En dan opeens wordt het bij de merels heel anders dan bij de mensen. Merels zijn territoriumvogels. Dat betekent dat een volwassen jong niet alleen het nest uit moet, maar voortaan een eind uit de buurt moet blijven om geen ruzie te krijgen met pa en ma. Van kleinkindmereltjes genieten zit er dus niet in. Ze weten niet wat ze missen, die merels.

Kolet

De muze

We zijn vijf weken voor ons koorconcert. De speeltijd is voorbij. Nu moet er muzikaal afgewerkt en verfijnd worden. Bovendien wordt de instrumentengroep samengevoegd met het koor. De verwachtingen zijn hooggespannen. In het begin vinden we elkaar niet.

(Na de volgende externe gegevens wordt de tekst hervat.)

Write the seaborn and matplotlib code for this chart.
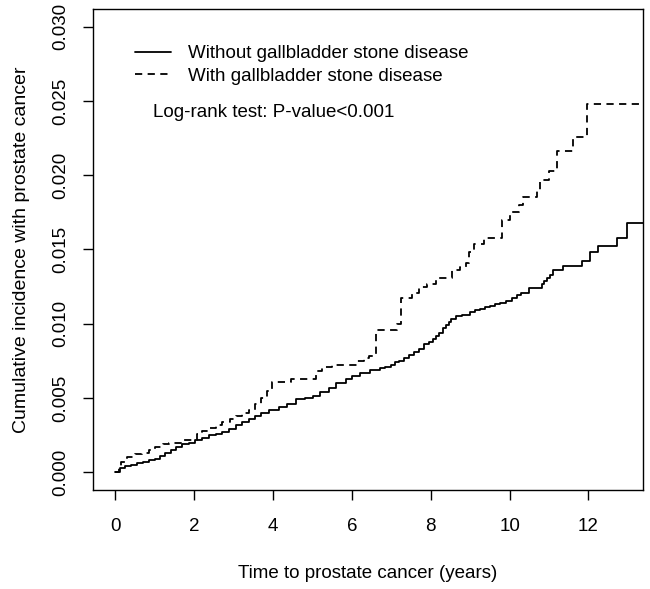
import matplotlib
matplotlib.use("Agg")
import matplotlib.pyplot as plt
import seaborn as sns
import pandas as pd

# -----------------------------------------------------------------------------
# Data (cumulative incidence step curves)
# -----------------------------------------------------------------------------
t_without = [0, 0.12, 0.25, 0.4, 0.55, 0.7, 0.85, 1.0, 1.13, 1.27, 1.4, 1.53,
             1.7, 1.86, 2.03, 2.2, 2.37, 2.55, 2.7, 2.88, 3.05, 3.2, 3.4, 3.55,
             3.7, 3.9, 4.15, 4.35, 4.58, 4.8, 5.0, 5.2, 5.42, 5.6, 5.85, 6.0,
             6.2, 6.45, 6.7, 6.85, 7.0, 7.1, 7.2, 7.33, 7.45, 7.58, 7.7, 7.83,
             7.96, 8.05, 8.14, 8.22, 8.3, 8.38, 8.45, 8.52, 8.65, 8.8, 9.0,
             9.12, 9.24, 9.38, 9.5, 9.62, 9.75, 9.9, 10.05, 10.2, 10.3, 10.48,
             10.81, 10.88, 10.95, 11.02, 11.1, 11.35, 11.83, 12.03, 12.24,
             12.72, 12.98, 13.4]
y_without = [0, 0.0003, 0.0004, 0.0005, 0.0006, 0.0007, 0.0008, 0.0009, 0.0011,
             0.0013, 0.0015, 0.0017, 0.0019, 0.0020, 0.0022, 0.0023, 0.0025,
             0.0026, 0.0027, 0.0029, 0.0032, 0.0034, 0.0036, 0.0038, 0.0040,
             0.0042, 0.0044, 0.0046, 0.0049, 0.0050, 0.0051, 0.0054, 0.0057,
             0.0060, 0.0063, 0.0065, 0.0067, 0.0069, 0.0070, 0.0071, 0.0072,
             0.0074, 0.0075, 0.0077, 0.0079, 0.0081, 0.0083, 0.0086, 0.0088,
             0.0090, 0.0092, 0.0094, 0.0097, 0.0099, 0.0101, 0.0103, 0.0105,
             0.0106, 0.0108, 0.0109, 0.0110, 0.0111, 0.0112, 0.0113, 0.0114,
             0.0115, 0.0117, 0.0119, 0.0121, 0.0124, 0.0127, 0.0129, 0.0131,
             0.0133, 0.0136, 0.0139, 0.0142, 0.0148, 0.0152, 0.0158, 0.0168,
             0.0168]

t_with = [0, 0.08, 0.15, 0.3, 0.5, 0.67, 0.85, 1.0, 1.2, 1.35, 1.7, 2.07, 2.2,
          2.37, 2.55, 2.7, 2.9, 3.05, 3.2, 3.38, 3.55, 3.7, 3.85, 3.97, 4.45,
          5.1, 5.25, 5.5, 6.13, 6.3, 6.44, 6.6, 7.15, 7.25, 7.53, 7.7, 7.9,
          8.14, 8.55, 8.73, 8.9, 8.98, 9.1, 9.36, 9.8, 10.0, 10.25, 10.33,
          10.7, 10.76, 11.0, 11.2, 11.6, 11.96, 13.4]
y_with = [0, 0.0004, 0.0007, 0.0010, 0.0012, 0.0013, 0.0015, 0.0017, 0.0019,
          0.0020, 0.0022, 0.0026, 0.0028, 0.0030, 0.0032, 0.0034, 0.0036,
          0.0038, 0.0040, 0.0042, 0.0046, 0.0050, 0.0055, 0.0061, 0.0063,
          0.0068, 0.0071, 0.0072, 0.0075, 0.0077, 0.0078, 0.0096, 0.0100,
          0.0117, 0.0121, 0.0125, 0.0127, 0.0131, 0.0136, 0.0138, 0.0141,
          0.0148, 0.0154, 0.0158, 0.0170, 0.0175, 0.0180, 0.0185, 0.0190,
          0.0197, 0.0203, 0.0216, 0.0226, 0.0248, 0.0248]

x_ticks = [0, 2, 4, 6, 8, 10, 12]
y_ticks = [0.000, 0.005, 0.010, 0.015, 0.020, 0.025, 0.030]
y_tick_labels = ["0.000", "0.005", "0.010", "0.015", "0.020", "0.025", "0.030"]

labels = ["Without gallbladder stone disease", "With gallbladder stone disease"]

df_without = pd.DataFrame({"time": t_without, "cuminc": y_without})
df_with = pd.DataFrame({"time": t_with, "cuminc": y_with})

# -----------------------------------------------------------------------------
# Style (R base graphics look)
# -----------------------------------------------------------------------------
sns.set_style("ticks")
plt.rcParams["font.family"] = ["Liberation Sans", "DejaVu Sans"]
plt.rcParams["font.size"] = 13.5
plt.rcParams["text.color"] = "black"
plt.rcParams["axes.labelcolor"] = "black"
plt.rcParams["xtick.color"] = "black"
plt.rcParams["ytick.color"] = "black"
plt.rcParams["axes.edgecolor"] = "black"

fig = plt.figure(figsize=(6.5, 5.89), dpi=100)
ax = fig.add_axes([0.143, 0.168, 0.846, 0.817])

sns.lineplot(data=df_without, x="time", y="cuminc", ax=ax, color="black",
             linewidth=1.3, drawstyle="steps-post", label=labels[0])
sns.lineplot(data=df_with, x="time", y="cuminc", ax=ax, color="black",
             linewidth=1.3, drawstyle="steps-post", linestyle=(0, (4, 3)),
             label=labels[1])

ax.set_xlim(-0.57, 13.38)
ax.set_ylim(-0.0012, 0.0312)
ax.set_xticks(x_ticks)
ax.set_yticks(y_ticks)
ax.set_yticklabels(y_tick_labels, rotation=90, va="center")
ax.tick_params(axis="x", length=7, width=1, pad=13, labelsize=13.5)
ax.tick_params(axis="y", length=7, width=1, pad=10, labelsize=13.5)
for side in ["top", "right", "left", "bottom"]:
    ax.spines[side].set_visible(True)
    ax.spines[side].set_linewidth(1.0)

ax.set_xlabel("Time to prostate cancer (years)", fontsize=13.5, labelpad=22)
ax.set_ylabel("Cumulative incidence with prostate cancer", fontsize=14,
              labelpad=16)

ax.legend(loc="upper left", bbox_to_anchor=(0.046, 0.96), frameon=False,
          handlelength=1.9, handletextpad=0.9, labelspacing=0.3, fontsize=13.5)
ax.text(0.109, 0.785, "Log-rank test: P-value<0.001", transform=ax.transAxes,
        fontsize=13.5, va="center", ha="left")

fig.savefig("out.png", dpi=100)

Koor en instrumenten volgen hun eigen muzikale logica en spelen niet op elkaar in. Er is geen sprake van een harmonieus samenspel. Er wordt geploeterd en gevloekt, akkoorden worden herschreven, ritmes worden aangepast.

En dan opeens valt alles in elkaar. De ‘muze’ is gekomen. Zij brengt het comfortabele gevoel van eenklank en samenhorigheid. Ze brengt de inspiratie voor aanpassing van die ene noot hier, een bijkomend ritme-instrument daar.
Het is wonderlijk hoe dat elk jaar opnieuw gebeurt. Er is de chaos in het begin met het vertrouwen dat de muze telkens weer langskomt. De muze die ervoor zorgt dat de boodschap van de liederen verklankt wordt, de muze die maakt dat de liederen niet anders dan gezongen kunnen worden voor een groot publiek.

Misschien was het dit wat er met de leerlingen op Pinksteren gebeurde, op een andere manier, maar vergelijkbaar. Er kwam begeestering, harmonie in de gedachten, klank in wat geweest was, muziek in wat verloren leek. Het verhaal viel in elkaar. Er kwam eenheid en ontzettend veel bezieling. Losse brokstukken van ervaringen en herinneringen werd aaneen geweven tot iets wat verteld moést worden. De Geest bracht de inspiratie om het verhaal te laten klinken voor wie het horen wil.